Ducks do not need nesting boxes in order to lay their eggs. Duck eggs vs chicken eggs

How big should my duck house be?

You should plan for a minimum of four square feet of floor space per duck. The duck house should be a minimum of three feet tall. However, it’s better if it’s taller. It will be easier to clean out.

The larger the house, the more opportunities you’ll have to create vents near the rooftop to allow for ventilation. It’s important to have air vents or windows to allow moisture to escape so mold doesn’t grow. 

Where to put a duck house

When building housing for ducks, you will want to consider your property. It’s important to build the coop on high, well-drained areas. 

In addition, face the front of the coop, including the windows and the outside run, to the south. This is so the sun can dry out the coop and run area.

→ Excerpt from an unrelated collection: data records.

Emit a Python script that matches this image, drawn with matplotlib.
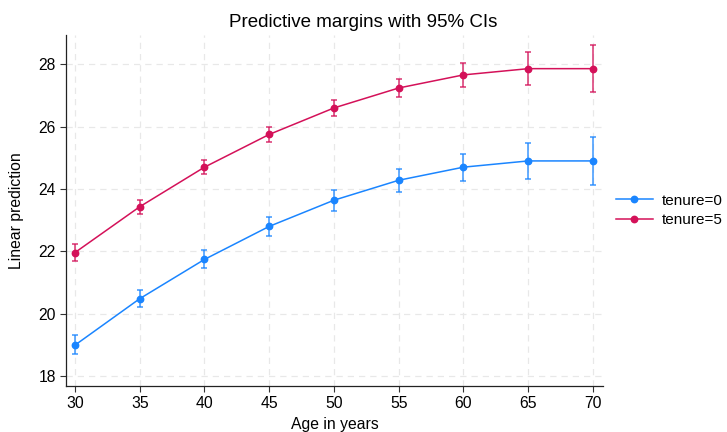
import matplotlib
matplotlib.use("Agg")
import matplotlib.pyplot as plt

plt.rcParams['font.family'] = ['Liberation Sans', 'DejaVu Sans']

ages = [30, 35, 40, 45, 50, 55, 60, 65, 70]
t0_mean = [18.99, 20.48, 21.74, 22.80, 23.64, 24.28, 24.70, 24.90, 24.90]
t0_lo = [18.70, 20.20, 21.46, 22.48, 23.30, 23.90, 24.26, 24.33, 24.12]
t0_hi = [19.32, 20.75, 22.03, 23.11, 23.97, 24.63, 25.12, 25.47, 25.67]
t5_mean = [21.96, 23.43, 24.70, 25.75, 26.60, 27.24, 27.66, 27.86, 27.86]
t5_lo = [21.68, 23.21, 24.48, 25.51, 26.33, 26.94, 27.27, 27.34, 27.11]
t5_hi = [22.23, 23.66, 24.93, 26.00, 26.85, 27.52, 28.03, 28.39, 28.61]
labels = ['tenure=0', 'tenure=5']
colors = ['#1a85ff', '#d41159']
xticks = [30, 35, 40, 45, 50, 55, 60, 65, 70]
yticks = [18, 20, 22, 24, 26, 28]

FS = 11.3

fig = plt.figure(figsize=(7.27, 4.32), dpi=100)
ax = fig.add_axes([0.0908, 0.1065, 0.7386, 0.8125])

series = [(t0_mean, t0_lo, t0_hi), (t5_mean, t5_lo, t5_hi)]
for (m, lo, hi), lab, c in zip(series, labels, colors):
    yerr = [[mm - l for mm, l in zip(m, lo)], [h - mm for mm, h in zip(m, hi)]]
    ax.errorbar(ages, m, yerr=yerr, fmt='none', ecolor=c, elinewidth=1.1,
                capsize=2.3, capthick=1.1, alpha=0.85, zorder=3)
    ax.plot(ages, m, color=c, lw=1.1, marker='o', markersize=4.6, label=lab, zorder=4)

ax.set_xlim(29.31, 70.77)
ax.set_ylim(17.68, 28.94)
ax.set_xticks(xticks)
ax.set_yticks(yticks)
ax.grid(True, color='#e8e8e8', linestyle=(0, (5, 4)), linewidth=0.9)
ax.set_axisbelow(True)
for s in ['top', 'right']:
    ax.spines[s].set_visible(False)
for s in ['left', 'bottom']:
    ax.spines[s].set_color('#222222')
    ax.spines[s].set_linewidth(0.9)
ax.tick_params(direction='out', length=4.3, width=0.8, pad=3, labelsize=FS,
               colors='#333333', labelcolor='black')
ax.set_xlabel('Age in years', fontsize=FS, labelpad=4.5)
ax.set_ylabel('Linear prediction', fontsize=FS, labelpad=10)
ax.set_title('Predictive margins with 95% CIs', fontsize=13.5, pad=6,
             x=(363.5 - 66) / 537)

leg = ax.legend(loc='center left', bbox_to_anchor=(1.0, 0.5), frameon=False,
                fontsize=11, handlelength=2.4, handletextpad=0.6, labelspacing=0.35,
                borderaxespad=0.45)

fig.savefig('out.png', dpi=100)
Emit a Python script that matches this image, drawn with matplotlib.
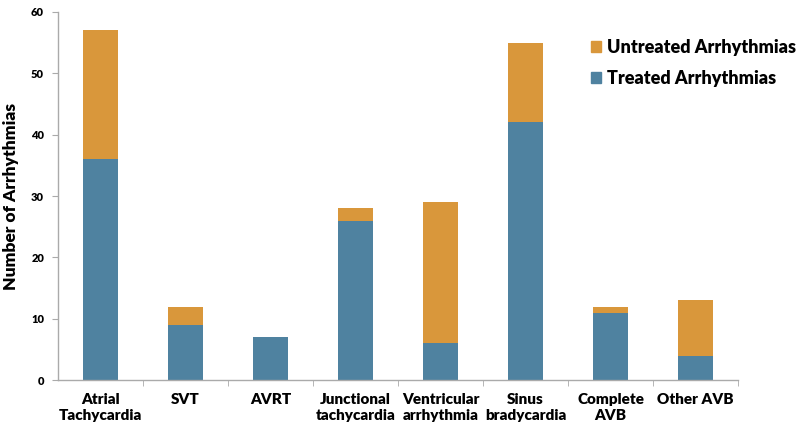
import matplotlib
matplotlib.use("Agg")
import matplotlib.pyplot as plt
from matplotlib.patches import Patch

categories = ["Atrial\nTachycardia", "SVT", "AVRT", "Junctional\ntachycardia",
              "Ventricular\narrhythmia", "Sinus\nbradycardia", "Complete\nAVB", "Other AVB"]
treated = [36, 9, 7, 26, 6, 42, 11, 4]
untreated = [21, 3, 0, 2, 23, 13, 1, 9]
y_ticks = [0, 10, 20, 30, 40, 50, 60]

blue = "#4F82A0"
orange = "#D9973B"
axis_color = "#AAAAAA"

plt.rcParams['font.family'] = ['Lato', 'DejaVu Sans']

fig = plt.figure(figsize=(8, 4.36), dpi=100)
ax = fig.add_axes([0.0725, 0.128, 0.85, 0.8445])

x = list(range(len(categories)))
ax.bar(x, treated, width=0.41, color=blue, zorder=2)
ax.bar(x, untreated, width=0.41, bottom=treated, color=orange, zorder=2)

ax.set_xlim(-0.5, len(categories) - 0.5)
ax.set_ylim(0, 60)
ax.set_yticks(y_ticks)
ax.set_yticklabels([str(v) for v in y_ticks], fontsize=8, fontweight='heavy')
ax.set_ylabel("Number of Arrhythmias", fontsize=12.5, fontweight='heavy', labelpad=9)

ax.set_xticks(x)
ax.set_xticklabels(categories, fontsize=11, fontweight='heavy', linespacing=1.3)
ax.tick_params(axis='x', length=0, pad=9)
ax.set_xticks([i + 0.5 for i in x], minor=True)
ax.tick_params(axis='x', which='minor', length=4, color=axis_color, direction='out')
ax.tick_params(axis='y', length=4, color=axis_color, direction='out', pad=6)

for s in ['top', 'right']:
    ax.spines[s].set_visible(False)
for s in ['left', 'bottom']:
    ax.spines[s].set_color(axis_color)
    ax.spines[s].set_linewidth(1.0)

handles = [Patch(color=orange, label="Untreated Arrhythmias"),
           Patch(color=blue, label="Treated Arrhythmias")]
leg = ax.legend(handles=handles, loc='upper left', bbox_to_anchor=(0.76, 0.97),
                frameon=False, prop={'size': 13, 'weight': 'heavy'},
                handlelength=0.55, handleheight=0.55, handletextpad=0.35, labelspacing=0.75)

fig.savefig("out.png", dpi=100)
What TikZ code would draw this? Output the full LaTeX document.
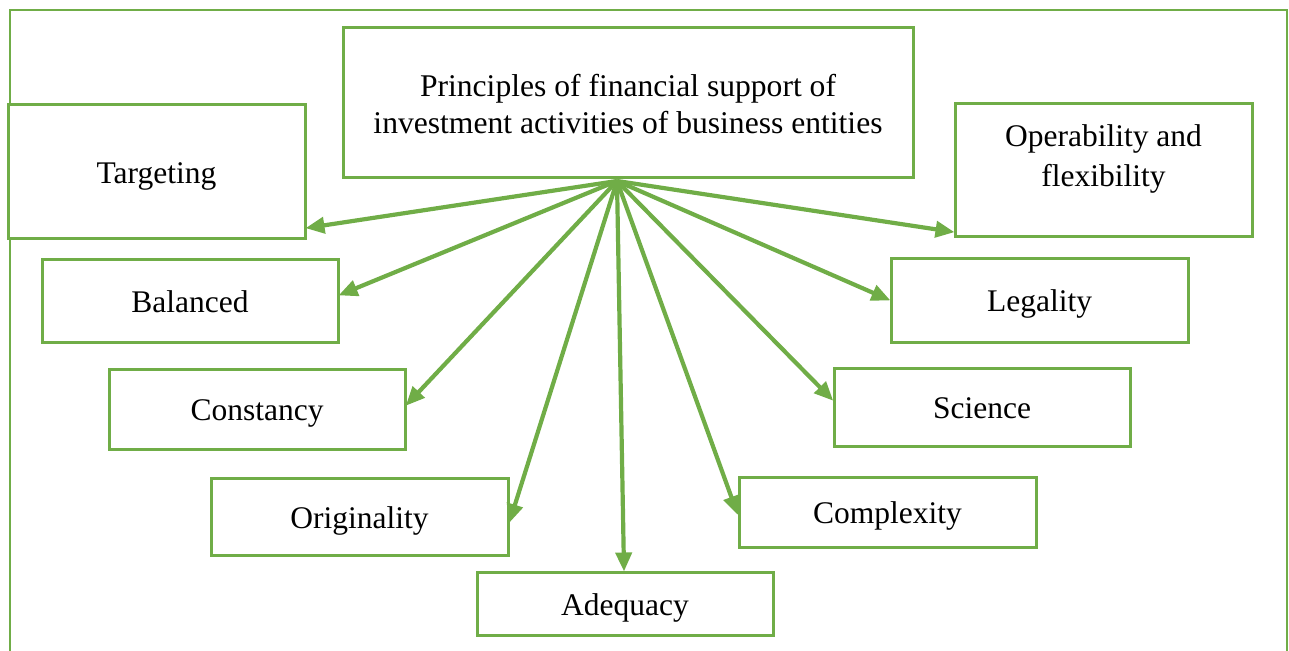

With enough space per bird, this will also keep the humidity levels lower.

When considering where to put the duck house, also consider any natural barriers such as walls from a garage and fencing you already have.

Remember, predators will dig at the base of the fence. If you dig and toe it outward at least six inches, predators will encounter more fencing and not be able to get in as easily.

Do ducks need a house or shelter?

Yes, when you are raising and keeping ducks, you will need to provide them with housing. This can be a duck house or duck coop or other type of shelter which protects them from predators and weather.

Housing for ducks should include vents for air flow. The shelter will help protect ducks from predators as well as keeping them warm in cold winters. Ducks will sleep in their duck house as well. 

When considering the typical size of duck house and how big does a duck house need to be, you should plan for four square feet of floor space. This does not include outside, free-range space. 

Duck housing on open ponds

If you are raising ducks on open ponds, you will likely build a smaller shelter. They will mostly be out in the elements as would non-domesticated ducks.

The duck house you provide should provide a dry, sheltered area for them. Depending on the land and area around the water, the ducks may build their own area for nesting and shelter. It’s important to have this option for them.

Housing for ducks

How to build a duck house is not as difficult as it seems, and generally, there are only six things that every duck house needs.

However, if building something from scratch sounds too daunting for you, you can upcycle a child’s playhouse or use a gardening or potting shed as a duck house.

No matter what shape your duck house is or what materials you use, as long as your ducks have all of their needs met, they’ll be sure to use it.

Learning how to house ducks isn’t complicated. The best duck houses will give them protection from predators and weather, ventilation, and a safe place to sleep. That’s mostly what a duck house needs.